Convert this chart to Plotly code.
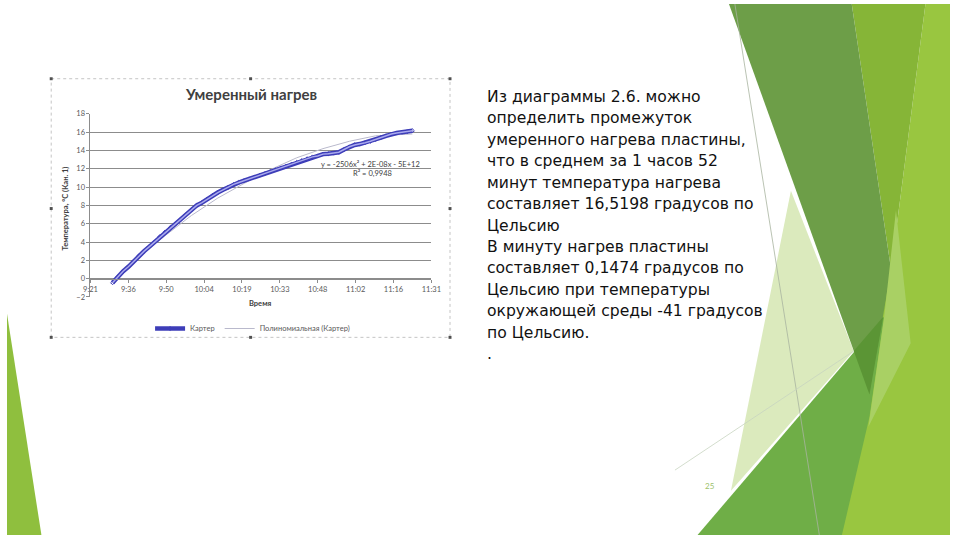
import plotly.graph_objects as go

# --- chart data ---
times = ['09:30', '09:32', '09:34', '09:36', '09:38', '09:40', '09:42', '09:44', '09:46', '09:48',
         '09:50', '09:52', '09:54', '09:56', '09:58', '10:00', '10:02', '10:04', '10:06', '10:08',
         '10:10', '10:12', '10:14', '10:16', '10:18', '10:20', '10:22', '10:24', '10:26', '10:28',
         '10:30', '10:32', '10:34', '10:36', '10:38', '10:40', '10:42', '10:44', '10:46', '10:48',
         '10:50', '10:52', '10:54', '10:56', '10:58', '11:00', '11:02', '11:04', '11:06', '11:08',
         '11:10', '11:12', '11:14', '11:16', '11:18', '11:20', '11:22', '11:24']
temps = [-0.45, 0.2, 0.8, 1.3, 1.9, 2.5, 3.0, 3.5, 4.0, 4.6,
         5.1, 5.6, 6.0, 6.5, 7.0, 7.5, 8.0, 8.3, 8.7, 9.1,
         9.4, 9.7, 10.0, 10.3, 10.5, 10.7, 10.9, 11.1, 11.3, 11.5,
         11.7, 11.9, 12.1, 12.3, 12.5, 12.7, 12.9, 13.1, 13.3, 13.4,
         13.6, 13.65, 13.7, 13.8, 14.1, 14.4, 14.6, 14.7, 14.85, 15.0,
         15.2, 15.4, 15.6, 15.8, 15.9, 16.0, 16.05, 16.15]

trend_times = ['09:30', '09:40', '09:50', '10:00', '10:10', '10:20', '10:30', '10:40', '10:50',
               '11:00', '11:10', '11:24']
trend_vals = [-0.2, 2.4, 4.7, 6.9, 8.8, 10.4, 11.9, 13.2, 14.2, 15.0, 15.6, 15.8]

equation = 'y = -2506x² + 2E-08x - 5E+12'
r_squared = 'R² = 0,9948'

slide_lines = ['Из диаграммы 2.6. можно', 'определить промежуток', 'умеренного нагрева пластины,',
               'что в среднем за 1 часов 52', 'минут температура нагрева',
               'составляет 16,5198 градусов по', 'Цельсию', 'В минуту нагрев пластины',
               'составляет 0,1474 градусов по', 'Цельсию при температуры',
               'окружающей среды -41 градусов', 'по Цельсию.', '.']

day = '2024-01-01 '


def X(px):
    return px / 960


def Y(py):
    return 1 - py / 540


fig = go.Figure()

fig.add_trace(go.Scatter(
    x=[day + t for t in trend_times], y=trend_vals, mode='lines',
    name='Полиномиальная (Картер)', line=dict(color='#b9b9cc', width=1)))
fig.add_trace(go.Scatter(
    x=[day + t for t in times], y=temps, mode='lines+markers', name='Картер',
    line=dict(color='#3d3db8', width=4.5),
    marker=dict(symbol='diamond-open', size=3, color='#3d3db8')))
fig.add_trace(go.Scatter(
    x=[day + t for t in times], y=temps, mode='lines', showlegend=False,
    line=dict(color='#aaaaee', width=1.5), hoverinfo='skip'))

# --- slide decoration (green facets) ---
polys = [
    ('#99c640', [(900, 270), (935, 0), (960, 0), (960, 540), (820, 540)]),
    ('#86b537', [(860, 0), (935, 0), (900, 270)]),
    ('#dbeabd', [(798, 190), (862, 353), (737, 495)]),
    ('#6d9e48', [(735, 0), (860, 0), (900, 270), (878, 397)]),
    ('#6fae47', [(703, 540), (893, 318), (878, 420), (850, 540)]),
    ('#a9d064', [(905, 210), (920, 345), (877, 430), (893, 318)]),
    ('#5b9535', [(862, 353), (892, 318), (878, 397)]),
    ('#8fbf3e', [(0, 315), (35, 540), (0, 540)]),
]
shapes = []
for col, pts in polys:
    path = 'M ' + ' L '.join('%.4f,%.4f' % (X(a), Y(b)) for a, b in pts) + ' Z'
    shapes.append(dict(type='path', path=path, xref='paper', yref='paper',
                       fillcolor=col, line=dict(width=0), layer='below'))
shapes.append(dict(type='line', xref='paper', yref='paper', x0=X(741), y0=Y(0), x1=X(827), y1=Y(540),
                   line=dict(color='#a8b4a0', width=0.8)))
shapes.append(dict(type='line', xref='paper', yref='paper', x0=X(680), y0=Y(474), x1=X(862), y1=Y(353),
                   line=dict(color='#c8d4c0', width=0.8)))

# chart frame with handles
shapes.append(dict(type='rect', xref='paper', yref='paper', x0=X(45), y0=Y(76), x1=X(451), y1=Y(339),
                   line=dict(color='#c4c4c4', width=1, dash='dot')))
for hx in (45, 248, 451):
    for hy in (76, 208, 339):
        if hx == 248 and hy == 208:
            continue
        shapes.append(dict(type='rect', xref='paper', yref='paper',
                           x0=X(hx - 1.5), y0=Y(hy - 1.5), x1=X(hx + 1.5), y1=Y(hy + 1.5),
                           fillcolor='#505050', line=dict(width=0)))

annotations = [
    dict(text='<b>Умеренный нагрев</b>', x=X(248), y=Y(92), font=dict(size=15, color='#404040', family='Lato')),
    dict(text='<b>Температура, °С (Кан. 1)</b>', x=X(60), y=Y(208), textangle=-90,
         font=dict(size=7.5, color='#404040', family='Lato')),
    dict(text='<b>Время</b>', x=X(258), y=Y(305), font=dict(size=7.5, color='#404040', family='Lato')),
    dict(text=equation, x=X(370), y=Y(163), font=dict(size=7.5, color='#404040', family='Lato')),
    dict(text=r_squared, x=X(372), y=Y(172), font=dict(size=7.5, color='#404040', family='Lato')),
    dict(text='25', x=X(716), y=Y(490), font=dict(size=8, color='#9cbf6a', family='Lato')),
]
for i, line in enumerate(slide_lines):
    annotations.append(dict(text=line, x=X(487), y=Y(94.5 + 21.8 * i), xanchor='left',
                            font=dict(size=15.6, color='#111111', family='DejaVu Sans')))
for a in annotations:
    a.setdefault('xref', 'paper')
    a.setdefault('yref', 'paper')
    a.setdefault('showarrow', False)
    a.setdefault('xanchor', 'center')
    a.setdefault('yanchor', 'middle')

fig.update_layout(
    autosize=True,
    margin=dict(l=0, r=0, t=0, b=0),
    paper_bgcolor='white', plot_bgcolor='rgba(0,0,0,0)',
    font=dict(family='Lato', size=7.5, color='#595959'),
    shapes=shapes, annotations=annotations,
    legend=dict(orientation='h', x=X(250), y=Y(330), xanchor='center', yanchor='middle',
                font=dict(size=7.5, color='#595959'), itemwidth=30, traceorder='reversed',
                bgcolor='rgba(0,0,0,0)'),
    xaxis=dict(
        domain=[X(85), X(432)], anchor='free', position=Y(279.3), type='date',
        range=[day + '09:21:36', day + '11:31:12'],
        tick0=day + '09:21:36', dtick=864000, tickformat='%-H:%M',
        showgrid=False, showline=True, linecolor='#8c8c8c', linewidth=1,
        ticks='outside', ticklen=3, tickcolor='#8c8c8c', tickfont=dict(size=7.5, color='#595959')),
    yaxis=dict(
        domain=[Y(297.9), Y(111.7)], range=[-2, 18], dtick=2,
        showgrid=True, gridcolor='#8c8c8c', gridwidth=1, zeroline=False,
        showline=True, linecolor='#8c8c8c', ticks='outside', ticklen=3, tickcolor='#8c8c8c',
        tickfont=dict(size=7.5, color='#595959')),
)

# figure fills the whole browser window (no page margin)
fig.write_html('out.html', config={'displayModeBar': False, 'responsive': True},
               default_width='100vw', default_height='100vh',
               post_script="document.body.style.margin='0';document.body.style.overflow='hidden';"
                           "window.dispatchEvent(new Event('resize'));")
-=-=-
_What the task asks_:
List every line above that contains the word "chart".

_Result_:
Convert this chart to Plotly code.
# --- chart data ---
# chart frame with handles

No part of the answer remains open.